Зациклился на полупрозрачных крыльях. Возможно из-за их символизма. Несколько раз снимал их на заброшенном элеваторе. И себя снимал (просил на кнопку нажимать другого человека), и брата (на фото). Сейчас, когда стал писать эти истории, удивился, что снимал так много мужчин. Думаю, это потому что в начале моего увлечения фотографией уговорить сфоткаться девушку мне было сложно. Но, собственно, пост про мое окружение, как обещал.

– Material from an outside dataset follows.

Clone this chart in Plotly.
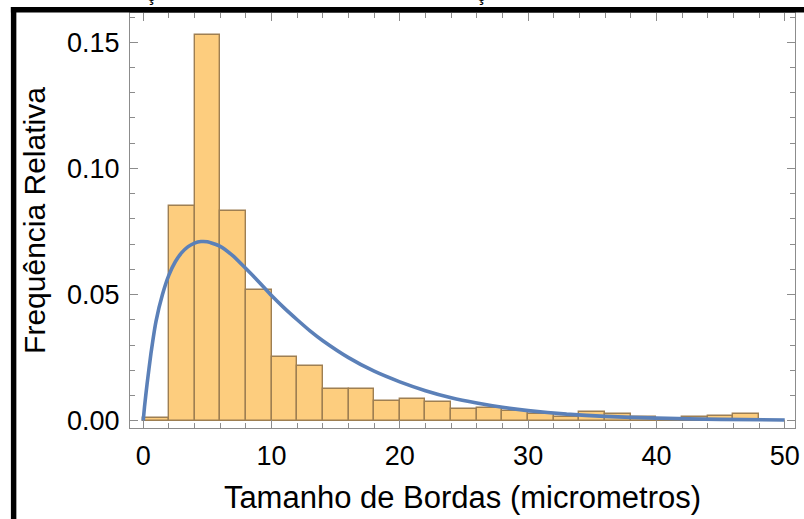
import plotly.graph_objects as go

# Histogram data (bin width 2, left edges)
bin_left = [0, 2, 4, 6, 8, 10, 12, 14, 16, 18, 20, 22, 24, 26, 28, 30, 32, 34, 36, 38, 40, 42, 44, 46]
freq = [0.001, 0.085, 0.153, 0.083, 0.0518, 0.0251, 0.0217, 0.0124, 0.0124, 0.0078,
        0.0085, 0.0074, 0.0045, 0.0050, 0.0040, 0.0027, 0.0016, 0.0034, 0.0027, 0.0013,
        0.0006, 0.0013, 0.0020, 0.0028]
bin_width = 2

# Fitted density curve
curve_x = [0, 0.1, 0.3, 0.6, 1.0, 1.5, 2.0, 2.5, 3.0, 3.5, 4.0, 4.5, 5.0, 6.0, 7.0, 8.0,
           9.0, 10.0, 11.0, 12.0, 13.0, 14.0, 16.0, 18.0, 20.0, 22.0, 24.0, 26.0, 28.0,
           30.0, 33.0, 36.0, 40.0, 45.0, 50.0]
curve_y = [0, 0.0055, 0.0145, 0.0265, 0.0395, 0.0500, 0.0577, 0.0630, 0.0666, 0.0690,
           0.0704, 0.0710, 0.0709, 0.0691, 0.0653, 0.0603, 0.0551, 0.0496, 0.0446, 0.0400,
           0.0356, 0.0317, 0.0250, 0.0196, 0.0154, 0.0119, 0.0091, 0.0070, 0.0053, 0.0040,
           0.0026, 0.0017, 0.0010, 0.0005, 0.0003]

x_ticks = [0, 10, 20, 30, 40, 50]
y_ticks = [0.0, 0.05, 0.10, 0.15]
y_tick_labels = ["0.00", "0.05", "0.10", "0.15"]

W, H = 804, 519
ML, MR, MT, MB = 130, 4, 13, 91
PW, PH = W - ML - MR, H - MT - MB

def px(xp):
    return (xp - ML) / PW

def py(yp):
    return (H - MB - yp) / PH

fig = go.Figure()
fig.add_trace(go.Bar(
    x=[b + bin_width / 2 for b in bin_left], y=freq, width=bin_width,
    marker=dict(color="#FDCD7E", line=dict(color="#9E7F52", width=1.4)),
    showlegend=False, hoverinfo="skip",
))
fig.add_trace(go.Scatter(
    x=curve_x, y=curve_y, mode="lines",
    line=dict(color="#5B80B8", width=3.6, shape="spline", smoothing=0.5),
    showlegend=False,
))

font_main = "Liberation Sans, Arial, sans-serif"
frame_color = "#8C8C8C"

fig.update_layout(
    width=W, height=H,
    margin=dict(l=ML, r=MR, t=MT, b=MB),
    paper_bgcolor="white", plot_bgcolor="white",
    bargap=0,
    font=dict(family=font_main, color="black"),
    xaxis=dict(
        range=[-1.03, 50.8], tickvals=x_ticks, ticktext=[str(v) for v in x_ticks],
        ticks="inside", ticklen=8, tickwidth=1.2, tickcolor=frame_color,
        minor=dict(dtick=2, tick0=0, ticks="inside", ticklen=5, tickwidth=1, tickcolor=frame_color),
        showline=True, linecolor=frame_color, linewidth=1.3, mirror="ticks",
        showgrid=False, zeroline=False,
        tickfont=dict(size=27, family=font_main, color="black"),
        ticklabelstandoff=3, ticklabeloverflow="allow",
        title=dict(text="Tamanho de Bordas (micrometros)", font=dict(size=31, family=font_main, color="black"), standoff=16),
    ),
    yaxis=dict(
        range=[-0.0029, 0.1616], tickvals=y_ticks, ticktext=y_tick_labels,
        ticks="inside", ticklen=8, tickwidth=1.2, tickcolor=frame_color,
        minor=dict(dtick=0.01, tick0=0, ticks="inside", ticklen=5, tickwidth=1, tickcolor=frame_color),
        showline=True, linecolor=frame_color, linewidth=1.3, mirror="ticks",
        showgrid=False, zeroline=False,
        tickfont=dict(size=27, family=font_main, color="black"),
        ticklabelstandoff=4, ticklabeloverflow="allow",
        title=dict(text="Frequência Relativa", font=dict(size=30, family=font_main, color="black"), standoff=12),
    ),
    shapes=[
        dict(type="rect", xref="paper", yref="paper", x0=px(10), x1=px(15.5), y0=py(540), y1=py(7),
             fillcolor="black", line=dict(width=0), layer="above"),
        dict(type="rect", xref="paper", yref="paper", x0=px(10), x1=px(820), y0=py(12.5), y1=py(7),
             fillcolor="black", line=dict(width=0), layer="above"),
    ],
    annotations=[
        dict(text="ç", xref="paper", yref="paper", x=px(151), y=py(7), xanchor="center", yanchor="bottom",
             showarrow=False, font=dict(size=20, family=font_main, color="black")),
        dict(text="ç", xref="paper", yref="paper", x=px(484), y=py(7), xanchor="center", yanchor="bottom",
             showarrow=False, font=dict(size=20, family=font_main, color="black")),
    ],
)

fig.write_html("out.html")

Спустя несколько месяцев моего регулярного посещения фотоклуба, что существовал при дворце культуры одного крупного предприятия, руководитель предложил мне посетить еженедельное собрание республиканского клуба. Был и польщен и смущен этим приглашением, но пошел. Первое что я увидел на полках клуба, были не журналы и альбомы, а подшивки журнала «Вопросы философии». Очень странно. Спустя некоторое время я понял, что клубные разговоры о фотографии и искусстве перемежаются с размышлениями о жизни, упоминаниями о Хайдеггере, Мариенгофе и других людях со сложными, незапоминающимися фамилиями. Особенно задушевно-умные разговоры случались, когда в клубе выпивали.

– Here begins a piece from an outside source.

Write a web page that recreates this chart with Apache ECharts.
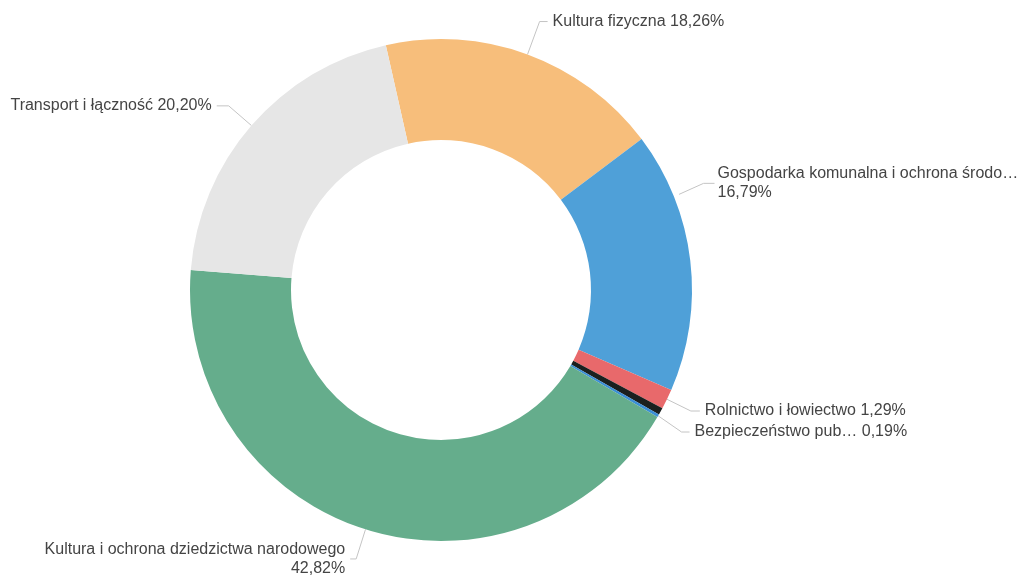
<!DOCTYPE html>
<html>
<head>
<meta charset="utf-8">
<script src="https://cdn.jsdelivr.net/npm/echarts@6/dist/echarts.min.js"></script>
<style>
html, body { margin: 0; padding: 0; background: #fff; }
#main { width: 1019px; height: 575px; }
</style>
</head>
<body>
<div id="main"></div>
<script>
// slices in clockwise order, starting with the one at the top
var names = ['Kultura fizyczna', 'Gospodarka komunalna i ochrona środowiska', 'Rolnictwo i łowiectwo', 'Pozostałe',
    'Bezpieczeństwo publiczne i ochrona przeciwpożarowa', 'Kultura i ochrona dziedzictwa narodowego', 'Transport i łączność'];
var labels = ['Kultura fizyczna', 'Gospodarka komunalna i ochrona środo…', 'Rolnictwo i łowiectwo', '',
    'Bezpieczeństwo pub…', 'Kultura i ochrona dziedzictwa narodowego', 'Transport i łączność'];
var values = [18.26, 16.79, 1.29, 0.45, 0.19, 42.82, 20.20];
var colors = ['#f7be7b', '#4fa0d8', '#e8696b', '#1b201f', '#3b8fd6', '#65ad8c', '#e6e6e6'];

// label line lengths per slice [length, length2]
var lineLen = [[35, 8], [10, 5], [27, 9], [30, 12], [27, 8], [31, 6], [30, 12]];

var cx = 441, cy = 290, rOuter = 251;

var myChart = echarts.init(document.getElementById('main'));

var data = [];
for (var i = 0; i < names.length; i++) {
    data.push({
        value: values[i],
        name: names[i],
        itemStyle: {color: colors[i]},
        label: {show: labels[i] !== ''},
        labelLine: {show: labels[i] !== '', length: lineLen[i][0], length2: lineLen[i][1]}
    });
}

var option = {
    animation: false,
    series: [
        {
            type: 'pie',
            top: 0,
            bottom: -20,
            center: [cx, cy],
            radius: [150, rOuter],
            startAngle: 102.7,
            clockwise: true,
            itemStyle: {borderWidth: 0},
            label: {
                color: '#444',
                fontFamily: 'Liberation Sans, Arial, sans-serif',
                fontSize: 16,
                lineHeight: 19,
                bleedMargin: 0,
                formatter: function (p) {
                    var txt = labels[p.dataIndex];
                    var pct = p.value.toFixed(2).replace('.', ',') + '%';
                    return txt.length > 30 ? txt + '\n' + pct : txt + ' ' + pct;
                }
            },
            labelLine: {
                lineStyle: {color: '#c4c4c4', width: 1}
            },
            // the long label on the right sits higher than its slice
            labelLayout: function (p) {
                if (p.dataIndex === 1) {
                    var lx = p.labelRect.x + 12;
                    var ty = p.labelRect.y + p.labelRect.height / 2 - 76;
                    var sy = ty + 11;
                    var sx = cx + Math.sqrt(rOuter * rOuter - (sy - cy) * (sy - cy)) + 6;
                    return {
                        x: lx,
                        y: ty,
                        labelLinePoints: [[sx, sy], [lx - 14, ty], [lx - 3, ty]]
                    };
                }
            },
            data: data
        }
    ]
};

myChart.setOption(option);
</script>
</body>
</html>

Выпивали в двух режимах: а) камерно, при сумеречно-интимном освещении; б) по законному поводу, например 23 февраля. Во втором случае была процедура установки правильного света. Сергей, руководитель республиканского клуба, не разрешал прикладываться к первой рюмке, пока не создавал мягкое освещение, направив софиты в потолок. Позже и я полюбил такой свет, и моя мама.
В конце концов, до меня донесли, что я трусь среди апологетов «аналитической фотографии», тесно сотрудничающей с группой «метафизической фотографии» (обе группы гуглятся). Слово «фотохудожник» было матерное (до сих пор его не использую и не люблю). Выражение: «фотография должна быть красивая» - осмеивалось. Ценились «достаточно мерзкие фотографии», и не ценились «недостаточно мерзкие». Красивые, фотооткрыточные изображения презирались в любом жанре, от пейзажа до ню. Я вроде как всё понял и начал снимать так, чтобы понравиться старшим товарищам.